[The request]:
Search the material below for the word "standalone". Copy every line that has it.
-=-=-=-=-
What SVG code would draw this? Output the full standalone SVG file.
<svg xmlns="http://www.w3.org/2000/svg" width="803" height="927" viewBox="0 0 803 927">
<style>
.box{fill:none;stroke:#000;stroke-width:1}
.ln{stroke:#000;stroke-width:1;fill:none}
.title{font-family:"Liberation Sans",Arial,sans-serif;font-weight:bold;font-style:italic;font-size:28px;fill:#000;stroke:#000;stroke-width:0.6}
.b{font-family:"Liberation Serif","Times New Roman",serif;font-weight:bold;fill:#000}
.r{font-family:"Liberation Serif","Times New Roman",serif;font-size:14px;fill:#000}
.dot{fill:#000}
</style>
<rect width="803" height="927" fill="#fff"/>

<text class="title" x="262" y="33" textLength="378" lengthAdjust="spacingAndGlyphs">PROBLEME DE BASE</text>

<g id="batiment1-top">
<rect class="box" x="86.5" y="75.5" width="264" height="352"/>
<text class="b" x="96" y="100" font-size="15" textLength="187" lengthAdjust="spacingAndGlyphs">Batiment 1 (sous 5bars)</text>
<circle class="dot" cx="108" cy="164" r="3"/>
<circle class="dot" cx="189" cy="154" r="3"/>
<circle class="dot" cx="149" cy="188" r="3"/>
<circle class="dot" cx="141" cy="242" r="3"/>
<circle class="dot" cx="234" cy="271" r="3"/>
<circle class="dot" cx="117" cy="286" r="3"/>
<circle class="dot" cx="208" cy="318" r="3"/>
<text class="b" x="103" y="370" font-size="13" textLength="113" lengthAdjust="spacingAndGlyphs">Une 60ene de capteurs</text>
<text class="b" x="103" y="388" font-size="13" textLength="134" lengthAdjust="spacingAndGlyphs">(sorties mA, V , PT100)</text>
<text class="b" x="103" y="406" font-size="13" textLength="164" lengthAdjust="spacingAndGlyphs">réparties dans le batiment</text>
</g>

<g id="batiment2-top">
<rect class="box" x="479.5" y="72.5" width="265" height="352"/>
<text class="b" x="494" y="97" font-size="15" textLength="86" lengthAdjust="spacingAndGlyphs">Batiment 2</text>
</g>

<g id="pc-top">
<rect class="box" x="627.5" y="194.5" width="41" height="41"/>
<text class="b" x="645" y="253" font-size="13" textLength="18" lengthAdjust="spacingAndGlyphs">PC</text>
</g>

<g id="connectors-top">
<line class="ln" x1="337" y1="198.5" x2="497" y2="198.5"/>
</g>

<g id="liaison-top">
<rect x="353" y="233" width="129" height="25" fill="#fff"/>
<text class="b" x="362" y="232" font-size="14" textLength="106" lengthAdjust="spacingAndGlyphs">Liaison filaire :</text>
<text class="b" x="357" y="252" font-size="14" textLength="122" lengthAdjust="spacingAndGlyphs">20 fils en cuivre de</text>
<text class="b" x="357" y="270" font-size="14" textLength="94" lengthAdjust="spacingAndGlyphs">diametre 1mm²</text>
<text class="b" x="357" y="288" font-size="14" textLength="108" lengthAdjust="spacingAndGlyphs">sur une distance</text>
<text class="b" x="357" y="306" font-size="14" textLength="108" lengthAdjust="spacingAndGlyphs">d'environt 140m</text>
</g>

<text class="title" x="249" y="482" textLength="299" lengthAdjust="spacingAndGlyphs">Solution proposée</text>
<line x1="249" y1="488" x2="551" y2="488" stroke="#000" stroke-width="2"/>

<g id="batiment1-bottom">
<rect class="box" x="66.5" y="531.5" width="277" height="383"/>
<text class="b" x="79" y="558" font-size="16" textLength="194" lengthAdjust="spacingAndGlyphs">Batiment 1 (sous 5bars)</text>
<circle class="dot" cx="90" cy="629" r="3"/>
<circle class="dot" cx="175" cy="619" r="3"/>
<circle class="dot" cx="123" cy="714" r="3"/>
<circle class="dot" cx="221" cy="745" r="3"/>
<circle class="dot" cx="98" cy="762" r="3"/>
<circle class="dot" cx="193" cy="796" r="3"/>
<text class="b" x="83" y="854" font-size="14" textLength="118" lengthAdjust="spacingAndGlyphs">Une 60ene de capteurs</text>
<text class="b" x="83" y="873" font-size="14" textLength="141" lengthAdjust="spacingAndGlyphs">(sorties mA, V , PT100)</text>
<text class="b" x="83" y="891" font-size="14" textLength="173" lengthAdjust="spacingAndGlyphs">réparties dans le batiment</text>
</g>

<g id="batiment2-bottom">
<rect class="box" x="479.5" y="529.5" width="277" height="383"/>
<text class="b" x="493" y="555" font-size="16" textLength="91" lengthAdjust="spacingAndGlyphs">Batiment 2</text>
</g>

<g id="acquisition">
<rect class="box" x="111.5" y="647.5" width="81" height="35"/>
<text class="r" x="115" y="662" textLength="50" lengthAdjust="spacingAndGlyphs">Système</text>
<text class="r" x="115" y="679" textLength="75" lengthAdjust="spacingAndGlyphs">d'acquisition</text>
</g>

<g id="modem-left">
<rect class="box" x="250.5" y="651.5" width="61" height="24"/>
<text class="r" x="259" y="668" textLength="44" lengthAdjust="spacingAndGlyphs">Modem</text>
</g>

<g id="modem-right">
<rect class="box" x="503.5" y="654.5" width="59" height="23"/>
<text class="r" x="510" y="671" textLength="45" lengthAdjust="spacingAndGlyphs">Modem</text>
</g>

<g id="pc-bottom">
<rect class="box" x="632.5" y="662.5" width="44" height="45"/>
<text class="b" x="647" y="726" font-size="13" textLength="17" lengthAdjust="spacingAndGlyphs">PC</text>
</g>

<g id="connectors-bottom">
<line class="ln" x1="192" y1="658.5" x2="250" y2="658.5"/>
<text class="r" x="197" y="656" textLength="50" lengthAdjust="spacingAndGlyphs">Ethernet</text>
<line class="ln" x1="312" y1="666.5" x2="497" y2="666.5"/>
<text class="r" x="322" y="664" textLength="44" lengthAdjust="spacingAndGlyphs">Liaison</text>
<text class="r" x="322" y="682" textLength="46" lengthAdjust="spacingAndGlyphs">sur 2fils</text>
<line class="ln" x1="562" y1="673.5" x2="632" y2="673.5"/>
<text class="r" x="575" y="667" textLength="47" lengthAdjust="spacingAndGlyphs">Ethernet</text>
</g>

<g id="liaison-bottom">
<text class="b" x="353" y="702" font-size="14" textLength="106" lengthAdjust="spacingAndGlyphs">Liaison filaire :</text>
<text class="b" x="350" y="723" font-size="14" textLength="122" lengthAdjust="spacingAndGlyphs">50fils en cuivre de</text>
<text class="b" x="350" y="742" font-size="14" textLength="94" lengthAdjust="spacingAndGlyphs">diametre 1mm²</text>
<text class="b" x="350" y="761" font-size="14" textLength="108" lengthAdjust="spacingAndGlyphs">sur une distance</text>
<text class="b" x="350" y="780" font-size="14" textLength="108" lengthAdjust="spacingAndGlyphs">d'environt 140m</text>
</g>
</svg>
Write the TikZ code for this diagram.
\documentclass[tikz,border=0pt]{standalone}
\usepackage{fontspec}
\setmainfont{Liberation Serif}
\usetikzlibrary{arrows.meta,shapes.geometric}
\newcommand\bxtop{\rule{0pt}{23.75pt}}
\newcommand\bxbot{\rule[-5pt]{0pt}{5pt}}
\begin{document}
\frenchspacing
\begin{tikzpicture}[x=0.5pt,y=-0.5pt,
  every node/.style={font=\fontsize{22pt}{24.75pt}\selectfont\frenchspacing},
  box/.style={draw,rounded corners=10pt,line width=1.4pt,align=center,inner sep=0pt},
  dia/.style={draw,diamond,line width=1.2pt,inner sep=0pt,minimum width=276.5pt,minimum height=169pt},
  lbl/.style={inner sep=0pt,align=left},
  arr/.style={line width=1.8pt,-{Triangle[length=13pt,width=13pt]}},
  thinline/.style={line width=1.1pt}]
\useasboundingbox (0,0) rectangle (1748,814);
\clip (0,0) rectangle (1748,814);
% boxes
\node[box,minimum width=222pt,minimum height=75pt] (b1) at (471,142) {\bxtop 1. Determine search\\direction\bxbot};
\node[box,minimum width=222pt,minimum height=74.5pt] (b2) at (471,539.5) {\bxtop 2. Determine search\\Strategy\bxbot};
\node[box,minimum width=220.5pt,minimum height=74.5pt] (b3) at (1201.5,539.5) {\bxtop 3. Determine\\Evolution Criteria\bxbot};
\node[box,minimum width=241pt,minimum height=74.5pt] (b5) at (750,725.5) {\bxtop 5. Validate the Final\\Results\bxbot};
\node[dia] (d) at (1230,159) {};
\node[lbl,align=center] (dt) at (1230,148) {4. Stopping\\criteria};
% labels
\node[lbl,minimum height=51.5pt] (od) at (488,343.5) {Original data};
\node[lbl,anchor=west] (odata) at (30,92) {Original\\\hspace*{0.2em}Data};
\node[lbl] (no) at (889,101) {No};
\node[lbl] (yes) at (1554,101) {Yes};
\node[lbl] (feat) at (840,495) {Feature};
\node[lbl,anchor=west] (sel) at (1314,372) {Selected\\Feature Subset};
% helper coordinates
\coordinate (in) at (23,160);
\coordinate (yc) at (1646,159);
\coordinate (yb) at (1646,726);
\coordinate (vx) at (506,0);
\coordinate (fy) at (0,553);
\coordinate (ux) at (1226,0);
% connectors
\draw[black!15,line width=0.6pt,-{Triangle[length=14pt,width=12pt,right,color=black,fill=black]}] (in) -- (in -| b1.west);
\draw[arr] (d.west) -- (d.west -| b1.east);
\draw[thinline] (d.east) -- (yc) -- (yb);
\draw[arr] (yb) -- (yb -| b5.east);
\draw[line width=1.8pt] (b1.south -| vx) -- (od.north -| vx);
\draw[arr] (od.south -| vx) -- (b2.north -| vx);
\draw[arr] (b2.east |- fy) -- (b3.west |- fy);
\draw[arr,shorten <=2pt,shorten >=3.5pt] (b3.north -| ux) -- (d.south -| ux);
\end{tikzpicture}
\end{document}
-=-=-=-=-
[Result]:
What SVG code would draw this? Output the full standalone SVG file.
\documentclass[tikz,border=0pt]{standalone}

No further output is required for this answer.